Evil act. No doubt in my mind.

I think this is the best argument. An actual outsider in charge of judging alignment in the OotS universe makes it clear that intent is the primary criterion for ones alignment and for judging ones actions.
 

Krensky

First Post
I don't think V gets off the hook that way. V IS in control of his/her actions. Explicit in the Demon's deal-making was that V would be in control. Getting input from the 3 evil souls, sure, but V was driving, so V can't get out of it by saying "I was being controlled". V let hirmself be influenced, and that's different.

But can V tell right from wrong at the moment? I'm not saying it makes the act less evil, legally however, he might count as insane, acting as a mitigating factor on his punishment.

Or, in this case, make the Atonement spell work easier. Maybe. Depending on the actual mechanics involved. Still, agreeing to the deal in the first place is a good argument against mitigation by lack of faculties. Why I said 'might'.

And:
I'm half expecting to find out that V's partner and kids had a little black dragon blood in their veins.
Possibly because that's the sort of thing I'd do as a GM. Oh, and in every game I ran, this is E-VEEL. Hand me your character sheet and thanks for the new villain E-VEEL. Granted, agreeing to the pact would likely have triggered that.
 
Last edited:

Evil intent, not evil act in and of itself (at least the familicide).


Three things:

1. He created greater undead. That is an evil act.

2. The familicide spell is not evil if used to destroy all and only evil things. All black dragons are evil. Much moreso than all orcs. It's not their culture, it's their makeup. There are no innocents.

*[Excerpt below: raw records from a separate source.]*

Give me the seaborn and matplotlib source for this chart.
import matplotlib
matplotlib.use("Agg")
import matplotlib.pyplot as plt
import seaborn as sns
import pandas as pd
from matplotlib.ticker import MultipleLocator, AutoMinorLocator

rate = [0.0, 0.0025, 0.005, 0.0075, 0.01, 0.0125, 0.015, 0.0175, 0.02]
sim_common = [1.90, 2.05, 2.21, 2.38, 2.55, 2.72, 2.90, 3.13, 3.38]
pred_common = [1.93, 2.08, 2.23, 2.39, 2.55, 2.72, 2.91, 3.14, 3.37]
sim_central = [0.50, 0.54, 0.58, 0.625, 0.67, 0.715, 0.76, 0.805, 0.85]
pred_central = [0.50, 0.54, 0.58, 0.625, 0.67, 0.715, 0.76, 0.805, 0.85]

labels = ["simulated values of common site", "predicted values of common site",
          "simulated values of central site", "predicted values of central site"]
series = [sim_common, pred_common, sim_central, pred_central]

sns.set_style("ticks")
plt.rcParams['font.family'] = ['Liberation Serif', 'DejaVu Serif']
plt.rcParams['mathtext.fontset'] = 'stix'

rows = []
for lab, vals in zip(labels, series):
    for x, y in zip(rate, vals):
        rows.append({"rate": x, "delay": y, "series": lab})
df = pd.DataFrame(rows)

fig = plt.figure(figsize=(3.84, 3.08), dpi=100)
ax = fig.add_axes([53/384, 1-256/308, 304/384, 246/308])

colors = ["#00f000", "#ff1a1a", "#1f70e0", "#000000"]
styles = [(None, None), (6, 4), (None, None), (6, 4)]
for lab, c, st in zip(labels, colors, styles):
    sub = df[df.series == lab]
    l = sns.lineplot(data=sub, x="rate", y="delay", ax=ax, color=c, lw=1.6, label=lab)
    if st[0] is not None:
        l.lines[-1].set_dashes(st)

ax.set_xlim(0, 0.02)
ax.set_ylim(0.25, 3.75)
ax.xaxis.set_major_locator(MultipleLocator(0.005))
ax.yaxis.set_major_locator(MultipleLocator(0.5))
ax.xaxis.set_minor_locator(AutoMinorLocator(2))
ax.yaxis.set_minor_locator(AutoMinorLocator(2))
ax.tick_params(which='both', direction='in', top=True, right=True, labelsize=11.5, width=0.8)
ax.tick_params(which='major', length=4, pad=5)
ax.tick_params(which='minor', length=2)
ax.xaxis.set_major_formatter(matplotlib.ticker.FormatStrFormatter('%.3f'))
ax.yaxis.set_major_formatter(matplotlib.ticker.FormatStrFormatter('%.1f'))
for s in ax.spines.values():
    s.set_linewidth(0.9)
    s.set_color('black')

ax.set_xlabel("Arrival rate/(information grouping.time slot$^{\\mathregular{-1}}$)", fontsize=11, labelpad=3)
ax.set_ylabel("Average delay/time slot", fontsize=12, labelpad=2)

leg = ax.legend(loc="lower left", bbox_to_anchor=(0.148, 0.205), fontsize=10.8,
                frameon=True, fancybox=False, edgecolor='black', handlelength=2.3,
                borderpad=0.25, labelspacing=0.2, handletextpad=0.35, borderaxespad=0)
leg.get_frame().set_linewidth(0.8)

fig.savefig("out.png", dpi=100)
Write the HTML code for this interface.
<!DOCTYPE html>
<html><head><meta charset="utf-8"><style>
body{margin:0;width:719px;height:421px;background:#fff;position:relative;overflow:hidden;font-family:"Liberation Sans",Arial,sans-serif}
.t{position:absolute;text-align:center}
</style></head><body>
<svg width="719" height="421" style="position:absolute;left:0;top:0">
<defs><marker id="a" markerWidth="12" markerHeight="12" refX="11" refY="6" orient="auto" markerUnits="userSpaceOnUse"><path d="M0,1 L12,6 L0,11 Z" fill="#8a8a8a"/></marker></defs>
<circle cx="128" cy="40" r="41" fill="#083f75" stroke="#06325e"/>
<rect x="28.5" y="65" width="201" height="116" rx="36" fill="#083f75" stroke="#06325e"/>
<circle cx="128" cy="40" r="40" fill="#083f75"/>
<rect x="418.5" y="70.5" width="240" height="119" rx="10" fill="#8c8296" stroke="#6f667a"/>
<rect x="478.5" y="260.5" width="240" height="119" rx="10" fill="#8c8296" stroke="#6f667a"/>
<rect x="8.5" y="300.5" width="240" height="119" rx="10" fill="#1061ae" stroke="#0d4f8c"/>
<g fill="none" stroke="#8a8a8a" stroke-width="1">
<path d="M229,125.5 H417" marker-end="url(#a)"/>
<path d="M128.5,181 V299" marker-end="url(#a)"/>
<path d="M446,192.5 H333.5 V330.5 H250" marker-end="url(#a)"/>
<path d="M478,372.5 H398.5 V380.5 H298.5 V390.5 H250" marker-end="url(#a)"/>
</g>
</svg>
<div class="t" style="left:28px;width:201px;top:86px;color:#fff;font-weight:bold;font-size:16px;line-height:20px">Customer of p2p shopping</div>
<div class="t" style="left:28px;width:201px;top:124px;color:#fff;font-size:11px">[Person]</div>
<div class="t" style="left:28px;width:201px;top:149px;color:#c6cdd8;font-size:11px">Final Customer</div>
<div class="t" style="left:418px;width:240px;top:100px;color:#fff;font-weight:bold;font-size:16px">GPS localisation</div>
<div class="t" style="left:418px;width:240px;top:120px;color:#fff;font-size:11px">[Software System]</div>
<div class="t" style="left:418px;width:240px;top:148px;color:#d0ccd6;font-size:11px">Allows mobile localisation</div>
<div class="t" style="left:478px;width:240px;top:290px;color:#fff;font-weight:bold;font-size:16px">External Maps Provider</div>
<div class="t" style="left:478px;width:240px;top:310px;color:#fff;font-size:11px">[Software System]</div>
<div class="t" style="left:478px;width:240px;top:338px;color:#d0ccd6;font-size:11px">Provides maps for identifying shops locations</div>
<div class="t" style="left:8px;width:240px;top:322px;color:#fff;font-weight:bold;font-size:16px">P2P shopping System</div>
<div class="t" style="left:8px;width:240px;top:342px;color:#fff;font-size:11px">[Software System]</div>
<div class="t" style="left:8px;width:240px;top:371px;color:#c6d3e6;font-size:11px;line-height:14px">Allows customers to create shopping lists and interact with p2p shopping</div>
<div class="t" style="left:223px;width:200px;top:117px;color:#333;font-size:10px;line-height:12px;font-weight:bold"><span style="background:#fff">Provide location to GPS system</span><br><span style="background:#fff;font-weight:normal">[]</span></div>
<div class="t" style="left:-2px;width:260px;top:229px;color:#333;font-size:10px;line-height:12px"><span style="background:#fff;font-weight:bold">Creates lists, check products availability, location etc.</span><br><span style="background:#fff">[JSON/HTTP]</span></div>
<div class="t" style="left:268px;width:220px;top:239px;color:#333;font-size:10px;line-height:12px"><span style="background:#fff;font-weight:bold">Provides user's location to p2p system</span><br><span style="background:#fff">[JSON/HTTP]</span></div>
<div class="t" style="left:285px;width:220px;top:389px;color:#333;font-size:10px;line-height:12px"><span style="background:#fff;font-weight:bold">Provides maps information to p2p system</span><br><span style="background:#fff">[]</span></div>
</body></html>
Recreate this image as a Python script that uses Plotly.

3. His intent was pretty clearly evil. The voices were talking to him about suffering and "the pain ended too soon". He agreed. Causing suffering for its own sake is evil. Had he done it purely to safeguard his family, it would have been less evil or not evil (the create greater undead is pretty uncool). He didn't. He did it to "win".

If you want to see real evil, I suspect that he won't kill the undead head. He'll put it in a magic box or something so it can live undead forever knowing that it brought on the death of every family member that it ever had.